I also grew up loving music by such greats as Grateful Dead, Creedence Clearwater Revival, Janis Joplin, Sly & The Family Stone, The Who, Jefferson Airplane, Joe Cocker, Blood Sweat And Tears, Crosby, Stills, Nash & Young, Sha-Na-Na, Jimi Hendrix, The Eagles, The Beatles, Elvis Presley, Simon and Garfunkel.

I heard "Joy to the World" by Three Dog Night for the first time when I was dating the lad who would become my husband.

I remember John F. Kennedy being elected as President of the U.S. and remember his assination in November 1963. I watched the news as John Glenn orbited the Earth and watched it again as three Apollo astronauts—Col. Virgil I. Grissom, Col. Edward White II, and Lt. Cmdr. Roger B. Chaffee— were killed in spacecraft fire during simulated launch.

I watched the Beatles when they appeared on the Ed Sullivan Show in 1964, the news when it was announced in 1968 that Robert F. Kennedy was shot and critically wounded in Los Angeles hotel after winning California primary.

I remember the Apollo 11 astronauts—Neil A. Armstrong, Edwin E. Aldrin, Jr., and Michael Collins—take man's first walk on moon.

I've raised 3 children to adulthood and have seen the family grow by 7 as they have their own children. I've mourned the deaths of my grandparents, my mother, my brother, and two nephews and have outlived 3 good friends.

I don't remember ever being without responsibility for someone. I suppose this is true of anyone with younger brothers and sisters though.

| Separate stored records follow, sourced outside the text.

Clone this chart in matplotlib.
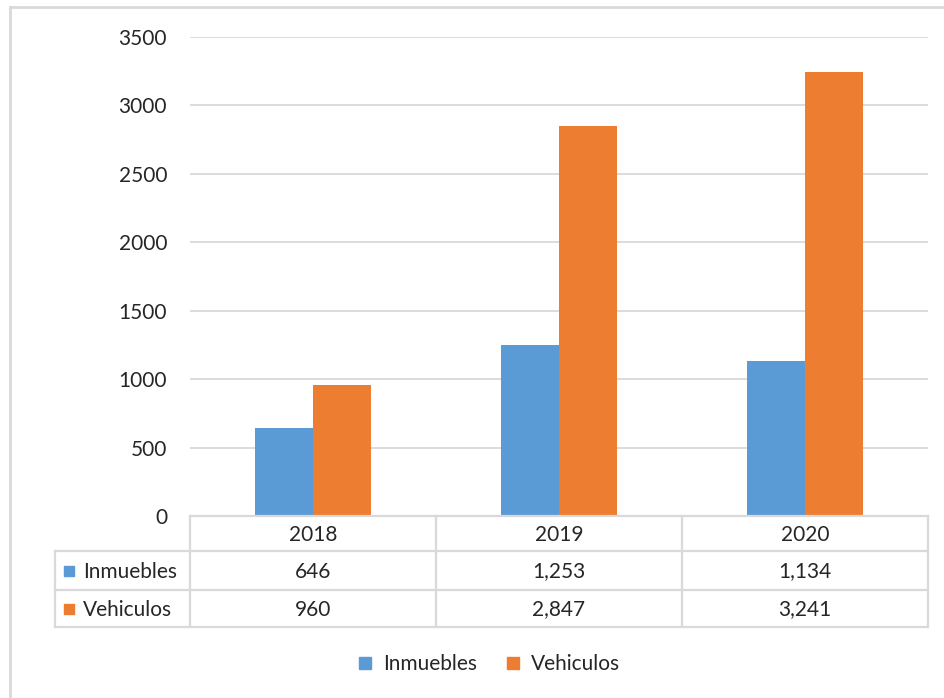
import matplotlib.pyplot as plt
from matplotlib.patches import Rectangle
from matplotlib.lines import Line2D

plt.rcParams['font.family'] = ['Lato', 'DejaVu Sans']

anos = ['2018', '2019', '2020']
series = ['Inmuebles', 'Vehiculos']
inmuebles = [646, 1253, 1134]
vehiculos = [960, 2847, 3241]
colores = ['#5B9BD5', '#ED7D31']
yticks = [0, 500, 1000, 1500, 2000, 2500, 3000, 3500]

W, H = 944, 698
fig = plt.figure(figsize=(W / 100, H / 100), dpi=100)

def px(l, t, r, b):
    return [l / W, 1 - b / H, (r - l) / W, (b - t) / H]

gris = '#d9d9d9'
texto = '#262626'
fs = 15

# grafico de barras
ax = fig.add_axes(px(190, 37, 928, 516))
x = range(len(anos))
ancho = 0.236
ax.bar([i - ancho / 2 for i in x], inmuebles, ancho, color=colores[0], zorder=3)
ax.bar([i + ancho / 2 for i in x], vehiculos, ancho, color=colores[1], zorder=3)
ax.set_xlim(-0.5, len(anos) - 0.5)
ax.set_ylim(0, 3500)
ax.set_yticks(yticks)
ax.set_yticklabels([str(v) for v in yticks], fontsize=fs, color=texto)
ax.tick_params(axis='y', length=0, pad=16.5)
ax.set_xticks([])
ax.grid(axis='y', color=gris, lw=1.3, zorder=0)
for s in ax.spines.values():
    s.set_visible(False)

# tabla de datos
tb = fig.add_axes(px(55, 516, 928, 627))
tb.set_xlim(55, 928)
tb.set_ylim(627, 516)
tb.axis('off')
cols = [190, 436, 682, 928]
filas = [516, 551, 590, 627]
kw = dict(color=gris, lw=1.6, clip_on=False)
tb.plot([190, 928], [filas[0]] * 2, **kw)
for yy in filas[1:]:
    tb.plot([55, 928], [yy, yy], **kw)
tb.plot([55, 55], [filas[1], filas[3]], **kw)
for xx in cols:
    tb.plot([xx, xx], [filas[0], filas[3]], **kw)

for i, a in enumerate(anos):
    cx = (cols[i] + cols[i + 1]) / 2
    tb.text(cx, (filas[0] + filas[1]) / 2 + 1, a, ha='center', va='center', fontsize=fs, color=texto)
    for j, vals in enumerate([inmuebles, vehiculos]):
        tb.text(cx, (filas[j + 1] + filas[j + 2]) / 2 + 1, f'{vals[i]:,}',
                ha='center', va='center', fontsize=fs, color=texto)

for j, nombre in enumerate(series):
    cy = (filas[j + 1] + filas[j + 2]) / 2
    tb.add_patch(Rectangle((64, cy - 5), 10, 10, color=colores[j], clip_on=False))
    tb.text(83, cy + 1, nombre, ha='left', va='center', fontsize=fs, color=texto)

# leyenda
handles = [Line2D([], [], ls='', marker='s', markersize=8, color=c) for c in colores]
fig.legend(handles, series, loc='center', bbox_to_anchor=(489 / W, 1 - 664 / H),
           ncol=2, frameon=False, fontsize=fs, handlelength=0.7, handletextpad=0.5,
           columnspacing=1.4, labelcolor=texto)

# marco exterior
fig.add_artist(Line2D([10 / W, 1], [1 - 7 / H] * 2, color=gris, lw=2))
fig.add_artist(Line2D([10 / W] * 2, [0, 1 - 7 / H], color=gris, lw=2))

fig.savefig('out.png', dpi=100)
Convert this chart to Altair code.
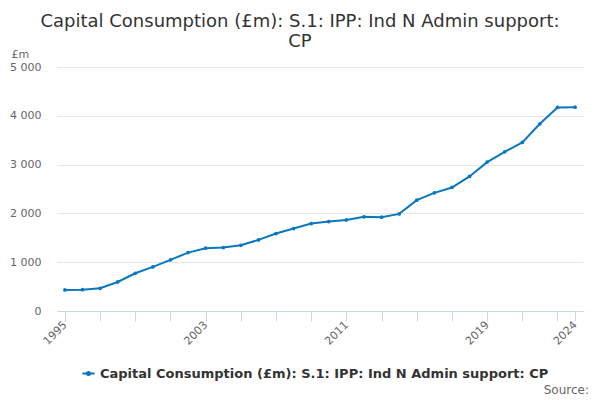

I was here at the beginning of this great electronic age we now live in and have been amazed at it's progression. I stand in awe over the friendships that it's offered me from all over the world.

I could write pages and pages about the things I've seen and learned over the past 50 years but I fear it would in no way compare to the things seen and learned by my parents and grandparents who worked so hard for the things I've enjoyed over the first 50 years of my lifetime.

The only problem I have with turning 50 is the fact that I'll be HALF A CENTURY OLD! That's considered an antique isn't it?